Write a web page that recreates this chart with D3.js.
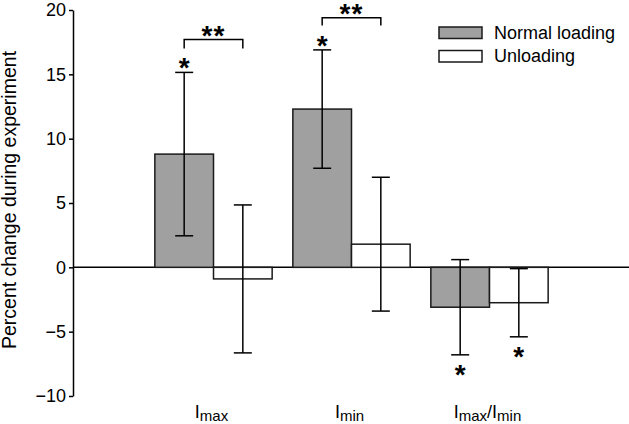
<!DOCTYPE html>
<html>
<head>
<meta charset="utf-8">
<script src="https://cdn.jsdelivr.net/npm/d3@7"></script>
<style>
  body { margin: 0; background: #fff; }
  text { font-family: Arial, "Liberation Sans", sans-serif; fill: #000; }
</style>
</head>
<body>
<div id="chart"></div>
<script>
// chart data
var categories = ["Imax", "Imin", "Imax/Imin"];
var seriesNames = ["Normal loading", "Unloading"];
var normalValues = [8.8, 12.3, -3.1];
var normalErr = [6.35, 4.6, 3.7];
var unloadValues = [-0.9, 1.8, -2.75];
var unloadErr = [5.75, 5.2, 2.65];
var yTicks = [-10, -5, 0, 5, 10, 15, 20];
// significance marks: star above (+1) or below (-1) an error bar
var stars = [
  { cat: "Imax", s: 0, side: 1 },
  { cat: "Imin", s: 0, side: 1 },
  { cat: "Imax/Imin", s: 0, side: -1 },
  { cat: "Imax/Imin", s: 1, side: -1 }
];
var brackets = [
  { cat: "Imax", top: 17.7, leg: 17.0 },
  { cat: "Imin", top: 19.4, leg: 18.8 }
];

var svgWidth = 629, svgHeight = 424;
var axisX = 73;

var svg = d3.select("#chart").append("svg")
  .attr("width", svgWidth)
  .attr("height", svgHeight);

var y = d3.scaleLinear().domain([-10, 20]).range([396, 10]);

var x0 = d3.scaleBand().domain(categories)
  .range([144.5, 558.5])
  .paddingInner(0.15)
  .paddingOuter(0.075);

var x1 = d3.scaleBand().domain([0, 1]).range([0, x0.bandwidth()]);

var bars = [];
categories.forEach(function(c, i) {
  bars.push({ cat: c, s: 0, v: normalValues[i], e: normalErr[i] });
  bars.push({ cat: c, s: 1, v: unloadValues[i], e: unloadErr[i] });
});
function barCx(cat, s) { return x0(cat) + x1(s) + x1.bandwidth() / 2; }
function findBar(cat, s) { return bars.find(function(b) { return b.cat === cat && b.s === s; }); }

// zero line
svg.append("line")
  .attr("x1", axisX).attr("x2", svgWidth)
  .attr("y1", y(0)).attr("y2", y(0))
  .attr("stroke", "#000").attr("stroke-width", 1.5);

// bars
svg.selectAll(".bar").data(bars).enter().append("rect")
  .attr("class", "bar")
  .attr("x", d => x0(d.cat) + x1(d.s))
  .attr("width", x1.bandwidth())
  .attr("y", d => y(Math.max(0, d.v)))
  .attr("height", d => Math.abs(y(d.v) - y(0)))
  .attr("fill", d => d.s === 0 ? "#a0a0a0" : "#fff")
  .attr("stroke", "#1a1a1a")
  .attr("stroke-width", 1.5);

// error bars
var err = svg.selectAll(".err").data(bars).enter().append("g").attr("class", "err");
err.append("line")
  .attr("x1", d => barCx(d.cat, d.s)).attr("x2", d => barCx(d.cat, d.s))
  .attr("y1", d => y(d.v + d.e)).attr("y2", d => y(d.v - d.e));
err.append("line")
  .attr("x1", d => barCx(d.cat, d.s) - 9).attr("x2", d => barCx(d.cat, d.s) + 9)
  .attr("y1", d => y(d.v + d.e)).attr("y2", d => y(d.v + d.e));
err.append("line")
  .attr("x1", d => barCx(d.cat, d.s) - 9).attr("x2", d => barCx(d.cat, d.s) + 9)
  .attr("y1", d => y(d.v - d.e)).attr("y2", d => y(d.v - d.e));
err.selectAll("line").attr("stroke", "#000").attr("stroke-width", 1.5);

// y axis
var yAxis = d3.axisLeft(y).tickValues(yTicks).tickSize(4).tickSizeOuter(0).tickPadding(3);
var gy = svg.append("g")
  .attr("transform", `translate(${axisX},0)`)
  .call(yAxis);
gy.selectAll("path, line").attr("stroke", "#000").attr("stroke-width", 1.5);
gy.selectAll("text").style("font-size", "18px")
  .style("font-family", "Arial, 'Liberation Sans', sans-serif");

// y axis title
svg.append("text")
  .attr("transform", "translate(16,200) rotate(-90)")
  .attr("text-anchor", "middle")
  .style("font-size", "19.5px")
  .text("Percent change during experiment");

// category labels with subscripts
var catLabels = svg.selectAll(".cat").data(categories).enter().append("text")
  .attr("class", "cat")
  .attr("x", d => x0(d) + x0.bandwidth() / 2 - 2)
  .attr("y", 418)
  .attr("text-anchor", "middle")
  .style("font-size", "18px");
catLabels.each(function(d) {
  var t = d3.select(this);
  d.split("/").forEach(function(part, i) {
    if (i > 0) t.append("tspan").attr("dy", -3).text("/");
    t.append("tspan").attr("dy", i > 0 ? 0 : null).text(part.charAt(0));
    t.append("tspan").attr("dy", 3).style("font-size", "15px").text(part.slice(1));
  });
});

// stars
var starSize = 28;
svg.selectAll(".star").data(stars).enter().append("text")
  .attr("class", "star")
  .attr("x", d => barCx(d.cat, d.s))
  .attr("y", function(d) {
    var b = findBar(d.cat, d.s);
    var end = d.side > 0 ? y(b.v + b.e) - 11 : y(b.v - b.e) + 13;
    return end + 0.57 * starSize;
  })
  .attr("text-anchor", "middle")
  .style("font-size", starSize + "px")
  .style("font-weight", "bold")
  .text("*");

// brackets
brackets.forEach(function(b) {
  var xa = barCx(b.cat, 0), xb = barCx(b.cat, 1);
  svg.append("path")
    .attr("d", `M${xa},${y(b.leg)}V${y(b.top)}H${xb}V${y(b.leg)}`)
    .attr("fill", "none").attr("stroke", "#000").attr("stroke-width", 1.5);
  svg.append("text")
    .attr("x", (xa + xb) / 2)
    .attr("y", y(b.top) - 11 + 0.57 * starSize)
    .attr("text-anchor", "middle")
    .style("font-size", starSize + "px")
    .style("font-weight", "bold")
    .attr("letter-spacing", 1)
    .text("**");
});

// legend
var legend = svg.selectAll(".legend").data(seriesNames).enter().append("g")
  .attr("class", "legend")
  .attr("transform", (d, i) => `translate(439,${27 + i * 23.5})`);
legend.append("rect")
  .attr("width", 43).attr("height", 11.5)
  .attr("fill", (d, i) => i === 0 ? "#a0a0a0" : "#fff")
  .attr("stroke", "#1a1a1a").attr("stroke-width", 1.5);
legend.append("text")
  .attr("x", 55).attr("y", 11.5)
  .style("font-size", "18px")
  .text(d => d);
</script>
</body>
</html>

_ _ _ _ _ _ _

→ EXERCISE PROMPT
Without the pictures, write out all of the material exactly.

→ COMPLETED TASK
Write a web page that recreates this chart with D3.js.
<!DOCTYPE html>
<html>
<head>
<meta charset="utf-8">
<script src="https://cdn.jsdelivr.net/npm/d3@7"></script>
<style>
  body { margin: 0; background: #fff; }
  text { font-family: Arial, "Liberation Sans", sans-serif; fill: #000; }
</style>
</head>
<body>
<div id="chart"></div>
<script>
// chart data
var categories = ["Imax", "Imin", "Imax/Imin"];
var seriesNames = ["Normal loading", "Unloading"];
var normalValues = [8.8, 12.3, -3.1];
var normalErr = [6.35, 4.6, 3.7];
var unloadValues = [-0.9, 1.8, -2.75];
var unloadErr = [5.75, 5.2, 2.65];
var yTicks = [-10, -5, 0, 5, 10, 15, 20];
// significance marks: star above (+1) or below (-1) an error bar
var stars = [
  { cat: "Imax", s: 0, side: 1 },
  { cat: "Imin", s: 0, side: 1 },
  { cat: "Imax/Imin", s: 0, side: -1 },
  { cat: "Imax/Imin", s: 1, side: -1 }
];
var brackets = [
  { cat: "Imax", top: 17.7, leg: 17.0 },
  { cat: "Imin", top: 19.4, leg: 18.8 }
];

var svgWidth = 629, svgHeight = 424;
var axisX = 73;

var svg = d3.select("#chart").append("svg")
  .attr("width", svgWidth)
  .attr("height", svgHeight);

var y = d3.scaleLinear().domain([-10, 20]).range([396, 10]);

var x0 = d3.scaleBand().domain(categories)
  .range([144.5, 558.5])
  .paddingInner(0.15)
  .paddingOuter(0.075);

var x1 = d3.scaleBand().domain([0, 1]).range([0, x0.bandwidth()]);

var bars = [];
categories.forEach(function(c, i) {
  bars.push({ cat: c, s: 0, v: normalValues[i], e: normalErr[i] });
  bars.push({ cat: c, s: 1, v: unloadValues[i], e: unloadErr[i] });
});
function barCx(cat, s) { return x0(cat) + x1(s) + x1.bandwidth() / 2; }
function findBar(cat, s) { return bars.find(function(b) { return b.cat === cat && b.s === s; }); }

// zero line
svg.append("line")
  .attr("x1", axisX).attr("x2", svgWidth)
  .attr("y1", y(0)).attr("y2", y(0))
  .attr("stroke", "#000").attr("stroke-width", 1.5);

// bars
svg.selectAll(".bar").data(bars).enter().append("rect")
  .attr("class", "bar")
  .attr("x", d => x0(d.cat) + x1(d.s))
  .attr("width", x1.bandwidth())
  .attr("y", d => y(Math.max(0, d.v)))
  .attr("height", d => Math.abs(y(d.v) - y(0)))
  .attr("fill", d => d.s === 0 ? "#a0a0a0" : "#fff")
  .attr("stroke", "#1a1a1a")
  .attr("stroke-width", 1.5);

// error bars
var err = svg.selectAll(".err").data(bars).enter().append("g").attr("class", "err");
err.append("line")
  .attr("x1", d => barCx(d.cat, d.s)).attr("x2", d => barCx(d.cat, d.s))
  .attr("y1", d => y(d.v + d.e)).attr("y2", d => y(d.v - d.e));
err.append("line")
  .attr("x1", d => barCx(d.cat, d.s) - 9).attr("x2", d => barCx(d.cat, d.s) + 9)
  .attr("y1", d => y(d.v + d.e)).attr("y2", d => y(d.v + d.e));
err.append("line")
  .attr("x1", d => barCx(d.cat, d.s) - 9).attr("x2", d => barCx(d.cat, d.s) + 9)
  .attr("y1", d => y(d.v - d.e)).attr("y2", d => y(d.v - d.e));
err.selectAll("line").attr("stroke", "#000").attr("stroke-width", 1.5);

// y axis
var yAxis = d3.axisLeft(y).tickValues(yTicks).tickSize(4).tickSizeOuter(0).tickPadding(3);
var gy = svg.append("g")
  .attr("transform", `translate(${axisX},0)`)
  .call(yAxis);
gy.selectAll("path, line").attr("stroke", "#000").attr("stroke-width", 1.5);
gy.selectAll("text").style("font-size", "18px")
  .style("font-family", "Arial, 'Liberation Sans', sans-serif");

// y axis title
svg.append("text")
  .attr("transform", "translate(16,200) rotate(-90)")
  .attr("text-anchor", "middle")
  .style("font-size", "19.5px")
  .text("Percent change during experiment");

// category labels with subscripts
var catLabels = svg.selectAll(".cat").data(categories).enter().append("text")
  .attr("class", "cat")
  .attr("x", d => x0(d) + x0.bandwidth() / 2 - 2)
  .attr("y", 418)
  .attr("text-anchor", "middle")
  .style("font-size", "18px");
catLabels.each(function(d) {
  var t = d3.select(this);
  d.split("/").forEach(function(part, i) {
    if (i > 0) t.append("tspan").attr("dy", -3).text("/");
    t.append("tspan").attr("dy", i > 0 ? 0 : null).text(part.charAt(0));
    t.append("tspan").attr("dy", 3).style("font-size", "15px").text(part.slice(1));
  });
});

// stars
var starSize = 28;
svg.selectAll(".star").data(stars).enter().append("text")
  .attr("class", "star")
  .attr("x", d => barCx(d.cat, d.s))
  .attr("y", function(d) {
    var b = findBar(d.cat, d.s);
    var end = d.side > 0 ? y(b.v + b.e) - 11 : y(b.v - b.e) + 13;
    return end + 0.57 * starSize;
  })
  .attr("text-anchor", "middle")
  .style("font-size", starSize + "px")
  .style("font-weight", "bold")
  .text("*");

// brackets
brackets.forEach(function(b) {
  var xa = barCx(b.cat, 0), xb = barCx(b.cat, 1);
  svg.append("path")
    .attr("d", `M${xa},${y(b.leg)}V${y(b.top)}H${xb}V${y(b.leg)}`)
    .attr("fill", "none").attr("stroke", "#000").attr("stroke-width", 1.5);
  svg.append("text")
    .attr("x", (xa + xb) / 2)
    .attr("y", y(b.top) - 11 + 0.57 * starSize)
    .attr("text-anchor", "middle")
    .style("font-size", starSize + "px")
    .style("font-weight", "bold")
    .attr("letter-spacing", 1)
    .text("**");
});

// legend
var legend = svg.selectAll(".legend").data(seriesNames).enter().append("g")
  .attr("class", "legend")
  .attr("transform", (d, i) => `translate(439,${27 + i * 23.5})`);
legend.append("rect")
  .attr("width", 43).attr("height", 11.5)
  .attr("fill", (d, i) => i === 0 ? "#a0a0a0" : "#fff")
  .attr("stroke", "#1a1a1a").attr("stroke-width", 1.5);
legend.append("text")
  .attr("x", 55).attr("y", 11.5)
  .style("font-size", "18px")
  .text(d => d);
</script>
</body>
</html>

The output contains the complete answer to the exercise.